4. Copying competitor brand aesthetics. Imitative brand building produces a "me-too" identity that fails to differentiate and often reinforces the category leader rather than building independent equity. Even technically excellent imitation anchors your brand as derivative. Invest in differentiated positioning research before committing to production of any brand asset.
5. Misaligning internal culture with external brand promises. Brand promises that employees do not believe or cannot consistently deliver on become liabilities the moment they reach a customer. Customer support interactions, social media responses, and packaging copy must reflect the same values communicated in marketing. Customers detect misalignment and share it publicly at scale.
Brand Building and Tagada
The checkout experience is one of the highest-stakes brand touchpoints in any ecommerce journey. A fragmented, generic, or failure-prone payment experience can undermine brand investment made earlier in the funnel—at precisely the moment when customer trust and purchase intent are at their peak.
Tagada's payment orchestration layer helps merchants protect and extend brand equity through the payment flow. By routing transactions intelligently across multiple payment providers, Tagada maximizes authorization rates and minimizes checkout failures—ensuring that the promise a merchant's brand makes is not broken at the moment of purchase. Every successful, frictionless transaction is a reinforcement of brand reliability.

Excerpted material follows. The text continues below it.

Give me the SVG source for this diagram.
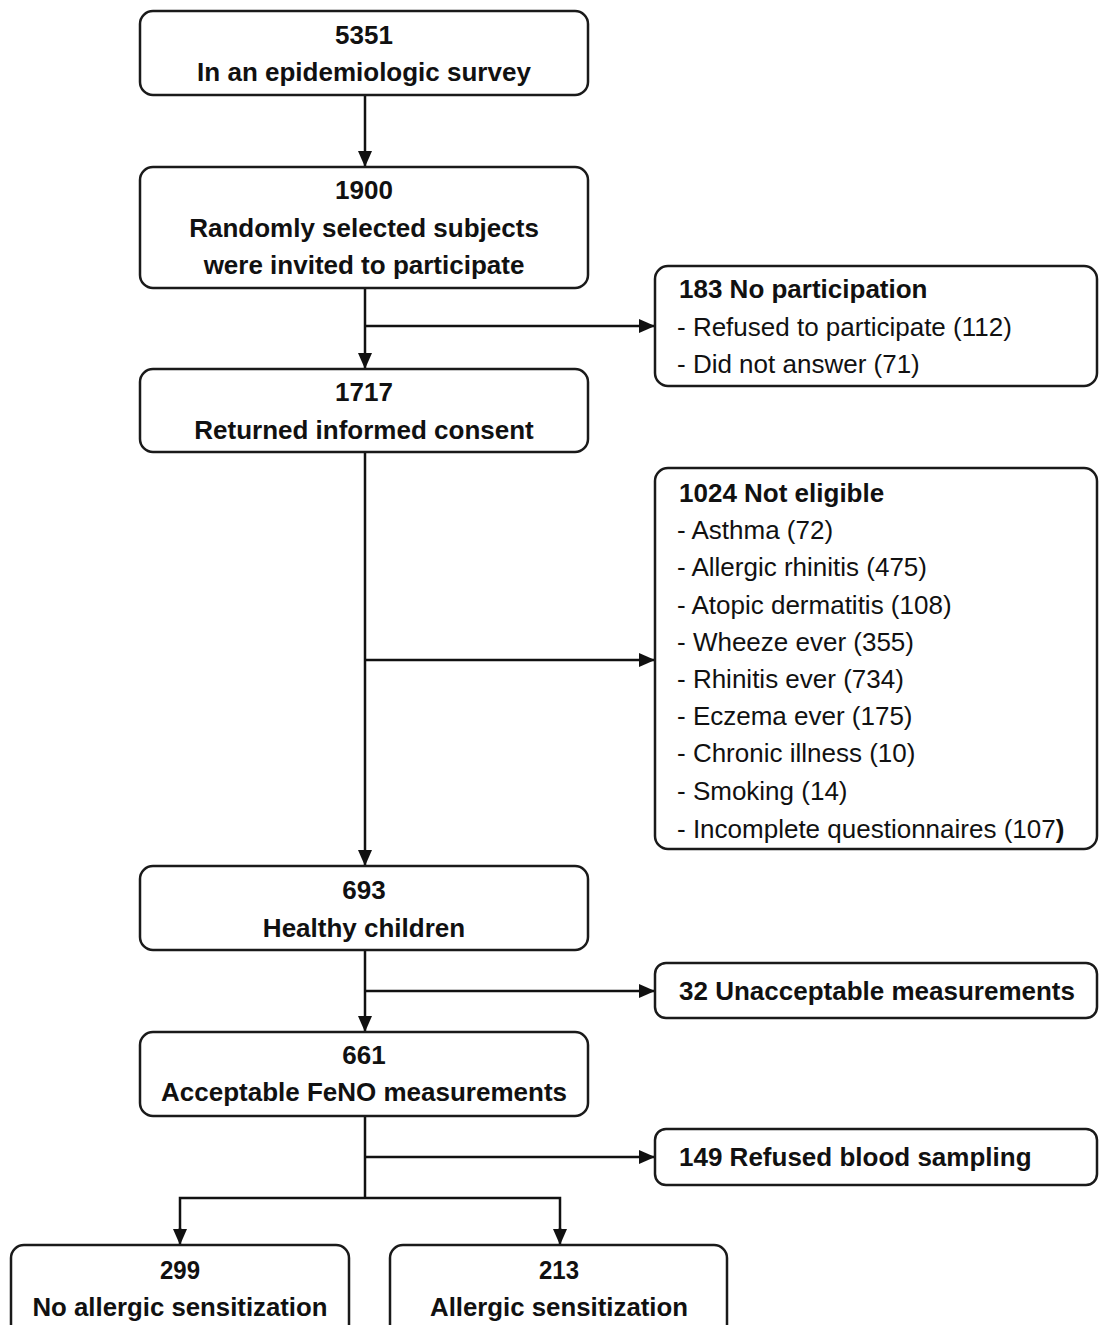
<svg xmlns="http://www.w3.org/2000/svg" width="1099" height="1325" viewBox="0 0 1099 1325">
<style>
.box{fill:#fff;stroke:#1a1a1a;stroke-width:2.5}
.b{font-family:"Liberation Sans",Arial,sans-serif;font-weight:bold;font-size:26px;fill:#111}
.c{text-anchor:middle}
.r{font-family:"Liberation Sans",Arial,sans-serif;font-size:26px;fill:#111}
.ln{fill:none;stroke:#111;stroke-width:2.5}
</style>
<defs>
<marker id="ah2" markerWidth="16" markerHeight="14" refX="15" refY="7" orient="auto" markerUnits="userSpaceOnUse" viewBox="0 0 16 14">
<path d="M0,0 L16,7 L0,14 z" fill="#111"/>
</marker>
</defs>
<g id="connectors">
<line class="ln" x1="365" y1="95" x2="365" y2="166" marker-end="url(#ah2)"/>
<line class="ln" x1="365" y1="288" x2="365" y2="368" marker-end="url(#ah2)"/>
<line class="ln" x1="365" y1="326" x2="654" y2="326" marker-end="url(#ah2)"/>
<line class="ln" x1="365" y1="452" x2="365" y2="865" marker-end="url(#ah2)"/>
<line class="ln" x1="365" y1="660" x2="654" y2="660" marker-end="url(#ah2)"/>
<line class="ln" x1="365" y1="950" x2="365" y2="1031" marker-end="url(#ah2)"/>
<line class="ln" x1="365" y1="991" x2="654" y2="991" marker-end="url(#ah2)"/>
<line class="ln" x1="365" y1="1116" x2="365" y2="1198"/>
<line class="ln" x1="365" y1="1157" x2="654" y2="1157" marker-end="url(#ah2)"/>
<polyline class="ln" points="180,1230 180,1198 560,1198 560,1230"/>
<line class="ln" x1="180" y1="1228" x2="180" y2="1244" marker-end="url(#ah2)"/>
<line class="ln" x1="560" y1="1228" x2="560" y2="1244" marker-end="url(#ah2)"/>
</g>
<g id="n5351">
<rect class="box" x="140" y="11" width="448" height="84" rx="13"/>
<text class="b c" x="364" y="44">5351</text>
<text class="b c" x="364" y="81">In an epidemiologic survey</text>
</g>
<g id="n1900">
<rect class="box" x="140" y="167" width="448" height="121" rx="13"/>
<text class="b c" x="364" y="199">1900</text>
<text class="b c" x="364" y="237">Randomly selected subjects</text>
<text class="b c" x="364" y="274">were invited to participate</text>
</g>
<g id="n183">
<rect class="box" x="655" y="266" width="442" height="120" rx="13"/>
<text class="b" x="679" y="298">183 No participation</text>
<text class="r" x="677" y="336">- Refused to participate (112)</text>
<text class="r" x="677" y="373">- Did not answer (71)</text>
</g>
<g id="n1717">
<rect class="box" x="140" y="369" width="448" height="83" rx="13"/>
<text class="b c" x="364" y="401">1717</text>
<text class="b c" x="364" y="439">Returned informed consent</text>
</g>
<g id="n1024">
<rect class="box" x="655" y="468" width="442" height="381" rx="13"/>
<text class="b" x="679" y="502">1024 Not eligible</text>
<text class="r" x="677" y="539">- Asthma (72)</text>
<text class="r" x="677" y="576">- Allergic rhinitis (475)</text>
<text class="r" x="677" y="614">- Atopic dermatitis (108)</text>
<text class="r" x="677" y="651">- Wheeze ever (355)</text>
<text class="r" x="677" y="688">- Rhinitis ever (734)</text>
<text class="r" x="677" y="725">- Eczema ever (175)</text>
<text class="r" x="677" y="762">- Chronic illness (10)</text>
<text class="r" x="677" y="800">- Smoking (14)</text>
<text class="r" x="677" y="838">- Incomplete questionnaires (107<tspan font-weight="bold">)</tspan></text>
</g>
<g id="n693">
<rect class="box" x="140" y="866" width="448" height="84" rx="13"/>
<text class="b c" x="364" y="899">693</text>
<text class="b c" x="364" y="937">Healthy children</text>
</g>
<g id="n32">
<rect class="box" x="655" y="963" width="442" height="55" rx="11"/>
<text class="b" x="679" y="1000">32 Unacceptable measurements</text>
</g>
<g id="n661">
<rect class="box" x="140" y="1032" width="448" height="84" rx="13"/>
<text class="b c" x="364" y="1064">661</text>
<text class="b c" x="364" y="1101">Acceptable FeNO measurements</text>
</g>
<g id="n149">
<rect class="box" x="655" y="1129" width="442" height="56" rx="11"/>
<text class="b" x="679" y="1166">149 Refused blood sampling</text>
</g>
<g id="n299">
<rect class="box" x="11" y="1245" width="338" height="100" rx="13"/>
<text class="b c" x="180" y="1279" textLength="40" lengthAdjust="spacingAndGlyphs">299</text>
<text class="b c" x="180" y="1316" textLength="295" lengthAdjust="spacingAndGlyphs">No allergic sensitization</text>
</g>
<g id="n213">
<rect class="box" x="390" y="1245" width="337" height="100" rx="13"/>
<text class="b c" x="559" y="1279" textLength="40" lengthAdjust="spacingAndGlyphs">213</text>
<text class="b c" x="559" y="1316" textLength="258" lengthAdjust="spacingAndGlyphs">Allergic sensitization</text>
</g>
</svg>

Branded Checkout with Tagada
Use Tagada's orchestration layer to present localized payment methods, on-brand confirmation messaging, and intelligent fallback routing that keeps customers in a smooth, uninterrupted flow. A failed payment handled gracefully—with a clear retry path and on-brand error copy—reinforces trust rather than eroding it. Payment reliability is a brand variable that payment orchestration directly controls.
For direct-to-consumer brands and merchants building premium positioning, payment reliability is not a technical afterthought—it is a customer experience outcome. Customers who experience a declined transaction frequently attribute the failure to the merchant rather than the payment network, damaging brand perception regardless of where the fault lies. Reducing false declines and abandoned checkouts through intelligent routing is, in this sense, a measurable contribution to brand health and long-term revenue.